Saturn is recalling nearly all of its VUE sport utility vehicles, which regulators are investigating because the rear suspension failed during two government rollover tests. The recall affects about 245,000 VUEs in the 2002-04 model years, including about 231,000 in the United States.

Rival Slow Cookers are being recalled after 45 reports of handles breaking and 14 people being burned by hot contents. Some 1.8 million cookers are affected. Manufactured in China, the cooker was sold at Wal-Mart, Kmart, Target and other discount department stores nationwide from January 1999 through May 2002. Consumers should contact the Holmes Group to get a replacement base, either by calling 800-299-1284 or by registering online at www.rivalrecall.com.


Lockheed Martin's board of directors has elected company President Robert Stevens, 52, as chief executive, effective Aug. 5, to replace the retiring Vance Coffman as head of the largest U.S. defense company.
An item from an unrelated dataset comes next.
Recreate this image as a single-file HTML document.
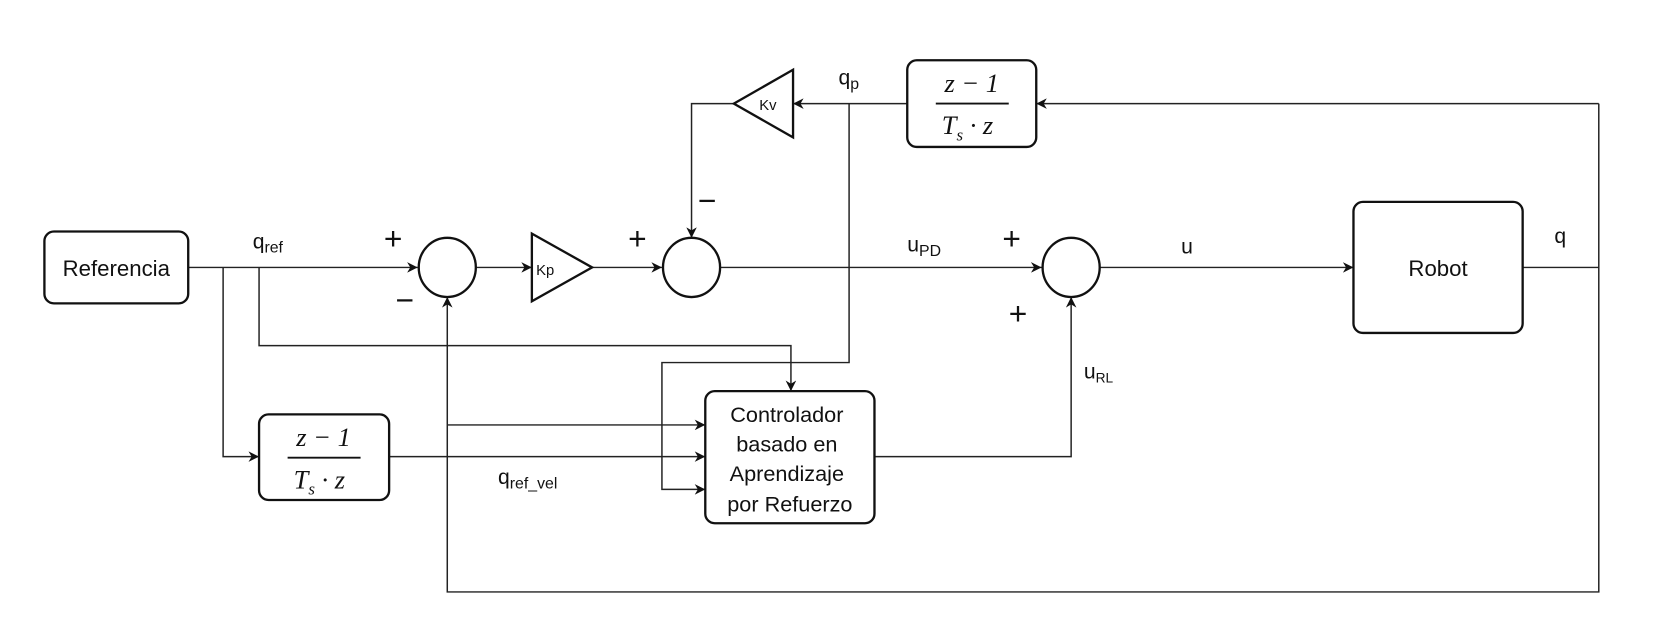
<!DOCTYPE html>
<html><head><meta charset="utf-8"><style>
html,body{margin:0;padding:0;background:#fff;}
svg{display:block;}
text{font-family:"Liberation Sans",sans-serif;fill:#111;}
.m{font-family:"Liberation Serif",serif;font-style:italic;}
</style></head><body>
<svg width="1658" height="630" viewBox="0 0 1568 596" preserveAspectRatio="none" xmlns="http://www.w3.org/2000/svg">
<defs>
<marker id="a" viewBox="0 0 10 10" refX="10" refY="5" markerWidth="10" markerHeight="10" markerUnits="userSpaceOnUse" orient="auto">
<path d="M0,0 L10,5 L0,10 L3,5 Z" fill="#111"/>
</marker>
</defs>
<g fill="none" stroke="#222" stroke-width="1.4">
<!-- main line -->
<path d="M178,253 H395" marker-end="url(#a)"/>
<path d="M450,253 H503" marker-end="url(#a)"/>
<path d="M560,253 H626" marker-end="url(#a)"/>
<path d="M681,253 H985" marker-end="url(#a)"/>
<path d="M1040,253 H1280" marker-end="url(#a)"/>
<path d="M1440,253 H1512"/>
<!-- branches -->
<path d="M211,253 V432 H245" marker-end="url(#a)"/>
<path d="M245,253 V327 H748 V370" marker-end="url(#a)"/>
<path d="M368,432 H667" marker-end="url(#a)"/>
<path d="M423,402 H667" marker-end="url(#a)"/>
<path d="M803,98 V343 H626 V463 H667" marker-end="url(#a)"/>
<!-- feedback -->
<path d="M1512,98 V560 H423 V281" marker-end="url(#a)"/>
<path d="M1512,98 H980" marker-end="url(#a)"/>
<path d="M858,98 H750" marker-end="url(#a)"/>
<path d="M694,98 H654 V225" marker-end="url(#a)"/>
<path d="M827,432 H1013 V281" marker-end="url(#a)"/>
</g>
<g fill="#fff" stroke="#111" stroke-width="2.2">
<rect x="42" y="219" width="136" height="68" rx="9"/>
<rect x="245" y="392" width="123" height="81" rx="9"/>
<rect x="858" y="57" width="122" height="82" rx="9"/>
<rect x="667" y="370" width="160" height="125" rx="9"/>
<rect x="1280" y="191" width="160" height="124" rx="9"/>
<ellipse cx="423" cy="253" rx="27" ry="28"/>
<ellipse cx="654" cy="253" rx="27" ry="28"/>
<ellipse cx="1013" cy="253" rx="27" ry="28"/>
<path d="M503,221 L560,253 L503,285 Z"/>
<path d="M750,66 L694,98 L750,130 Z"/>
</g>
<g stroke="#111" stroke-width="1.8">
<line x1="272" y1="433" x2="341" y2="433"/>
<line x1="885" y1="98" x2="954" y2="98"/>
</g>
<text x="110" y="261" font-size="21" text-anchor="middle">Referencia</text>
<text x="1360" y="261" font-size="21" text-anchor="middle">Robot</text>
<text font-size="20.5" text-anchor="middle">
<tspan x="747" y="399">Controlador</tspan>
<tspan x="747" y="427">basado en</tspan>
<tspan x="747" y="455">Aprendizaje</tspan>
<tspan x="747" y="484">por Refuerzo</tspan>
</text>
<text x="507" y="260" font-size="14">Kp</text>
<text x="718" y="104" font-size="14">Kv</text>
<text class="m" x="306" y="422" font-size="25" text-anchor="middle">z − 1</text>
<text class="m" x="302" y="462" font-size="25" text-anchor="middle">T<tspan font-size="16" dy="6">s</tspan><tspan dy="-6"> · z</tspan></text>
<text class="m" x="919" y="87" font-size="25" text-anchor="middle">z − 1</text>
<text class="m" x="915" y="127" font-size="25" text-anchor="middle">T<tspan font-size="16" dy="6">s</tspan><tspan dy="-6"> · z</tspan></text>
<text x="239" y="235" font-size="20">q<tspan font-size="15" dy="4">ref</tspan></text>
<text x="793" y="80" font-size="20">q<tspan font-size="15" dy="4">p</tspan></text>
<text x="471" y="458" font-size="20">q<tspan font-size="15" dy="4">ref_vel</tspan></text>
<text x="858" y="238" font-size="20">u<tspan font-size="15" dy="4">PD</tspan></text>
<text x="1117" y="240" font-size="20">u</text>
<text x="1470" y="230" font-size="20">q</text>
<text x="1025" y="358" font-size="20">u<tspan font-size="13" dy="4">RL</tspan></text>
<g font-size="30">
<text x="363" y="236">+</text>
<text x="594" y="236">+</text>
<text x="948" y="236">+</text>
<text x="954" y="307">+</text>
<text x="374" y="294">−</text>
<text x="660" y="200">−</text>
</g>
</svg>
</body></html>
Stevens will retain his title of president.

Carlyle Group, the District-based buyout and venture capital firm, said former British prime minister John Major stepped down as European chairman in May and won't be replaced. He remains an adviser to Carlyle's European funds and energy fund.


DirecTV Group swung to a loss in its second quarter as the cost of luring and keeping subscribers offset higher sales. The company posted a loss of $13.3 million on $2.64 billion in revenue, compared with a profit of $21.6 million on $2.19 billion in revenue in the same period last year.

Goodyear Tire & Rubber had its first quarterly profit in almost two years as it sold more tires at higher prices and cut costs. Profit was $25.1 million, compared with a loss of $53 million, and revenue rose 20 percent, to $4.5 billion, a record for any quarter.

Sara Lee's fourth-quarter profit rose nearly 30 percent over last year's, to $354 million, thanks to favorable exchange rates and an extra week in this year's period, which ended July 3.

Compiled from reports by the Associated Press, Bloomberg News, Dow Jones News Service and Washington Post staff writers.

Virgin Atlantic captain David Tilton and co-pilot Paul Howe do a pre-flight check in the cockpit of an Airbus A340-400 on the ground at Boston's Logan International Airport. Virgin agreed to order 26 long-haul planes worth about $5.5 billion, its largest-ever order, from Airbus.